**Given exercise**
Exactly repeat the material, dropping only the pictures.

**Data**
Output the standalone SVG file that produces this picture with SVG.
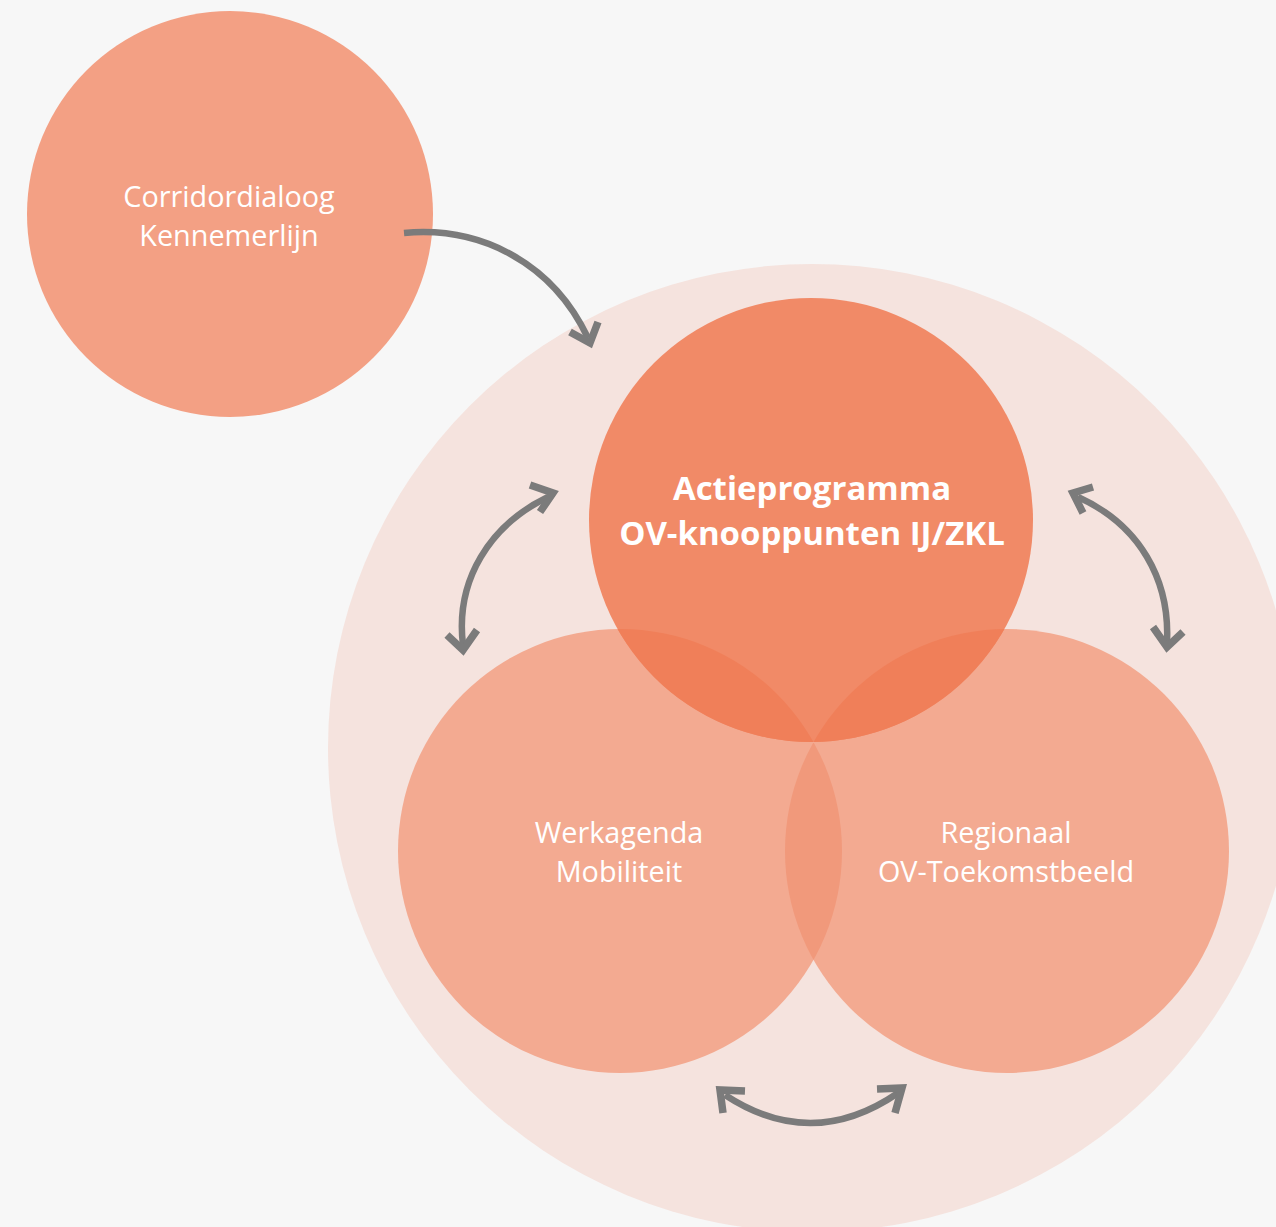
<svg xmlns="http://www.w3.org/2000/svg" width="1276" height="1227" viewBox="0 0 1276 1227">
<style>
.lbl{font-family:"Open Sans","Noto Sans","Liberation Sans",sans-serif;fill:#ffffff;text-anchor:middle;font-size:28.8px}
.bold{font-weight:bold;font-size:33px}
.arr{fill:none;stroke:#7b7b7b;stroke-width:6.5}
.head{fill:none;stroke:#7b7b7b;stroke-width:7.5;stroke-linejoin:miter}
</style>
<defs>
<clipPath id="cL"><circle cx="620" cy="851" r="222"/></clipPath>
<clipPath id="cR"><circle cx="1007" cy="851" r="222"/></clipPath>
<clipPath id="cT"><circle cx="811" cy="520" r="222"/></clipPath>
</defs>
<rect width="1276" height="1227" fill="#f7f7f7"/>
<g id="outer"><circle cx="812" cy="748" r="484" fill="#f5e3de"/></g>
<g id="corridor">
<circle cx="230" cy="214" r="203" fill="#f3a084"/>
<text class="lbl" x="229" y="207">Corridordialoog</text>
<text class="lbl" x="229" y="246">Kennemerlijn</text>
</g>
<g id="werkagenda">
<circle cx="620" cy="851" r="222" fill="#f3aa91"/>
<text class="lbl" x="619" y="843">Werkagenda</text>
<text class="lbl" x="619" y="882">Mobiliteit</text>
</g>
<g id="regionaal">
<circle cx="1007" cy="851" r="222" fill="#f3aa91"/>
<circle cx="620" cy="851" r="222" fill="#f1997b" clip-path="url(#cR)"/>
<text class="lbl" x="1006" y="843">Regionaal</text>
<text class="lbl" x="1006" y="882">OV-Toekomstbeeld</text>
</g>
<g id="actieprogramma">
<circle cx="811" cy="520" r="222" fill="#f18a67"/>
<circle cx="620" cy="851" r="222" fill="#f07f59" clip-path="url(#cT)"/>
<circle cx="1007" cy="851" r="222" fill="#f07f59" clip-path="url(#cT)"/>
<text class="lbl bold" x="812" y="500">Actieprogramma</text>
<text class="lbl bold" x="812" y="545">OV-knooppunten IJ/ZKL</text>
</g>
<g id="connectors">
<path class="arr" d="M404,233 C480,226 552,262 588,338"/>
<polyline class="head" points="570,332 590,343 598,322"/>
<path class="arr" d="M548,497 C490,525 455,580 463,645"/>
<polyline class="head" points="530,485 553,493 540,512"/>
<polyline class="head" points="447,635 463,650 477,630"/>
<path class="arr" d="M1078,497 C1140,525 1170,580 1167,642"/>
<polyline class="head" points="1093,487 1073,493 1083,513"/>
<polyline class="head" points="1153,627 1167,647 1183,632"/>
<path class="arr" d="M725,1095 Q812,1152 898,1093"/>
<polyline class="head" points="745,1091 720,1090 723,1113"/>
<polyline class="head" points="877,1089 902,1088 895,1113"/>
</g>
</svg>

**Result for this exercise**
Output the standalone SVG file that produces this picture with SVG.
<svg xmlns="http://www.w3.org/2000/svg" width="1276" height="1227" viewBox="0 0 1276 1227">
<style>
.lbl{font-family:"Open Sans","Noto Sans","Liberation Sans",sans-serif;fill:#ffffff;text-anchor:middle;font-size:28.8px}
.bold{font-weight:bold;font-size:33px}
.arr{fill:none;stroke:#7b7b7b;stroke-width:6.5}
.head{fill:none;stroke:#7b7b7b;stroke-width:7.5;stroke-linejoin:miter}
</style>
<defs>
<clipPath id="cL"><circle cx="620" cy="851" r="222"/></clipPath>
<clipPath id="cR"><circle cx="1007" cy="851" r="222"/></clipPath>
<clipPath id="cT"><circle cx="811" cy="520" r="222"/></clipPath>
</defs>
<rect width="1276" height="1227" fill="#f7f7f7"/>
<g id="outer"><circle cx="812" cy="748" r="484" fill="#f5e3de"/></g>
<g id="corridor">
<circle cx="230" cy="214" r="203" fill="#f3a084"/>
<text class="lbl" x="229" y="207">Corridordialoog</text>
<text class="lbl" x="229" y="246">Kennemerlijn</text>
</g>
<g id="werkagenda">
<circle cx="620" cy="851" r="222" fill="#f3aa91"/>
<text class="lbl" x="619" y="843">Werkagenda</text>
<text class="lbl" x="619" y="882">Mobiliteit</text>
</g>
<g id="regionaal">
<circle cx="1007" cy="851" r="222" fill="#f3aa91"/>
<circle cx="620" cy="851" r="222" fill="#f1997b" clip-path="url(#cR)"/>
<text class="lbl" x="1006" y="843">Regionaal</text>
<text class="lbl" x="1006" y="882">OV-Toekomstbeeld</text>
</g>
<g id="actieprogramma">
<circle cx="811" cy="520" r="222" fill="#f18a67"/>
<circle cx="620" cy="851" r="222" fill="#f07f59" clip-path="url(#cT)"/>
<circle cx="1007" cy="851" r="222" fill="#f07f59" clip-path="url(#cT)"/>
<text class="lbl bold" x="812" y="500">Actieprogramma</text>
<text class="lbl bold" x="812" y="545">OV-knooppunten IJ/ZKL</text>
</g>
<g id="connectors">
<path class="arr" d="M404,233 C480,226 552,262 588,338"/>
<polyline class="head" points="570,332 590,343 598,322"/>
<path class="arr" d="M548,497 C490,525 455,580 463,645"/>
<polyline class="head" points="530,485 553,493 540,512"/>
<polyline class="head" points="447,635 463,650 477,630"/>
<path class="arr" d="M1078,497 C1140,525 1170,580 1167,642"/>
<polyline class="head" points="1093,487 1073,493 1083,513"/>
<polyline class="head" points="1153,627 1167,647 1183,632"/>
<path class="arr" d="M725,1095 Q812,1152 898,1093"/>
<polyline class="head" points="745,1091 720,1090 723,1113"/>
<polyline class="head" points="877,1089 902,1088 895,1113"/>
</g>
</svg>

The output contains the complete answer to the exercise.